Monday, October 17, 2016

Chicago (Kathryn Rydberg)

      I stayed with my mother's cousin's family in Chicago for some time and established somewhat of a routine. In the mornings I would minimize the burden of my presence by doing household tasks in their small apartment. I did not enjoy this activity and always looked forward to my mid-day walk around their neighborhood as a relief from monotony.
      My relatives lived in a neighborhood that used to be composed mostly of Swedish immigrants, but it was fairly nondescript in 1951. One aspect of the neighborhood's history had persisted: only white-looking people lived there. I probably wouldn't have taken any notice of this fact at the time (coming from a shockingly homogenous town in the first place) except that my daily walks took me past the Twelfth Street Station.
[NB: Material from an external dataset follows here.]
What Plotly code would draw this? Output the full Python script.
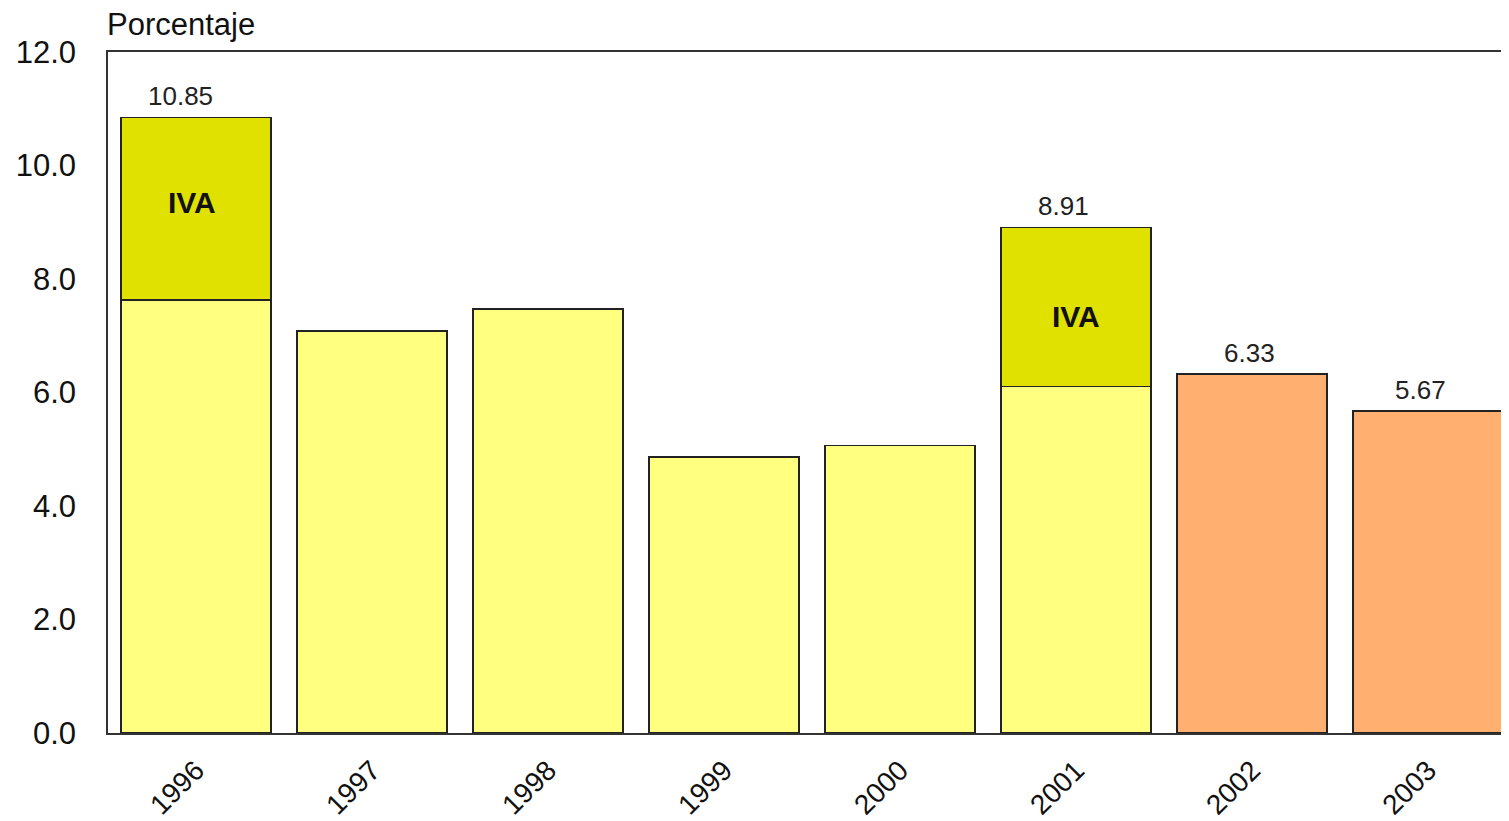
import plotly.graph_objects as go

years = ["1996", "1997", "1998", "1999", "2000", "2001", "2002", "2003"]
base_values = [7.63, 7.08, 7.47, 4.86, 5.07, 6.11, 6.33, 5.67]
iva_values = [3.22, 0, 0, 0, 0, 2.80, 0, 0]
total_labels = {"1996": "10.85", "2001": "8.91", "2002": "6.33", "2003": "5.67"}
label_shift = {"1996": -16, "2001": -13, "2002": -3, "2003": -8}
iva_shift = {"1996": (0, 6), "2001": (4, -10)}

LIGHT = "#FFFF80"
ORANGE = "#FFB070"
IVA = "#E1E100"
EDGE = "#222222"
FONT = "Liberation Sans, Arial, sans-serif"

base_colors = [ORANGE if y in ("2002", "2003") else LIGHT for y in years]

fig = go.Figure()
fig.add_trace(
    go.Bar(
        x=years,
        y=base_values,
        marker=dict(color=base_colors, line=dict(color=EDGE, width=1.5)),
        hoverinfo="skip",
    )
)
fig.add_trace(
    go.Bar(
        x=years,
        y=[v if v > 0 else None for v in iva_values],
        marker=dict(color=IVA, line=dict(color=EDGE, width=1.5)),
        hoverinfo="skip",
    )
)

# value labels above the bars (x as category index)
for yr, txt in total_labels.items():
    i = years.index(yr)
    fig.add_annotation(
        x=i,
        y=base_values[i] + iva_values[i],
        xref="x",
        yref="y",
        text=txt,
        showarrow=False,
        yanchor="bottom",
        yshift=4,
        xshift=label_shift[yr],
        font=dict(family=FONT, size=26, color="#222222"),
    )

# "IVA" inside the darker segments
for i, yr in enumerate(years):
    if iva_values[i] > 0:
        dx, dy = iva_shift[yr]
        fig.add_annotation(
            x=i,
            y=base_values[i] + iva_values[i] / 2,
            xref="x",
            yref="y",
            text="<b>IVA</b>",
            showarrow=False,
            xshift=dx - 4,
            yshift=dy,
            font=dict(family=FONT, size=30, color="#111111"),
        )

fig.add_annotation(
    text="Porcentaje",
    xref="paper",
    yref="paper",
    x=0,
    y=1,
    xanchor="left",
    yanchor="bottom",
    xshift=-3,
    yshift=8,
    showarrow=False,
    font=dict(family=FONT, size=31, color="#111111"),
)

# page body has an 8px margin, so the figure is sized to end at the window edge
fig.update_layout(
    width=1501,
    height=813,
    barmode="stack",
    bargap=0.15,
    showlegend=False,
    plot_bgcolor="white",
    paper_bgcolor="white",
    margin=dict(l=100, r=0, t=44, b=88),
    font=dict(family=FONT, color="#111111"),
)
fig.update_xaxes(
    type="category",
    range=[-0.5, 7.46],
    automargin=False,
    showline=True,
    linecolor="#333333",
    linewidth=1.5,
    mirror=True,
    showgrid=False,
    ticks="",
    tickangle=-45,
    ticklabelstandoff=8,
    tickfont=dict(family=FONT, size=28, color="#111111"),
)
fig.update_yaxes(
    range=[0, 12],
    dtick=2,
    tickformat=".1f",
    automargin=False,
    showline=True,
    linecolor="#333333",
    linewidth=1.5,
    showgrid=False,
    zeroline=False,
    ticks="",
    ticklabelstandoff=24,
    tickfont=dict(family=FONT, size=31, color="#111111"),
)

fig.write_html("out.html")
      The station was always crowded with black families and their belongings arriving from the South. When I walked past it (and stood, sometimes, and watched) I could see them emerging from the station. At the time I did not consider myself privileged to have the opportunity to observe so many people's first entrance into a city that they would make their homes. In fact, at the time I only had the faintest of understandings of what those people were thinking and feeling. I attributed the looks of confusion, apprehension, and almost wild hope that I could sometimes discern on their faces as a reaction to their first taste of the biting cold of the Chicago winter. I had not traveled much at that point, but I knew it was hotter down South.
     Looking back, I realize that even after I did travel extensively, giving into the urge to go that may have motivated some of these travelers, I probably still could not completely grasp the experience of someone who travels out of fear rather than joy.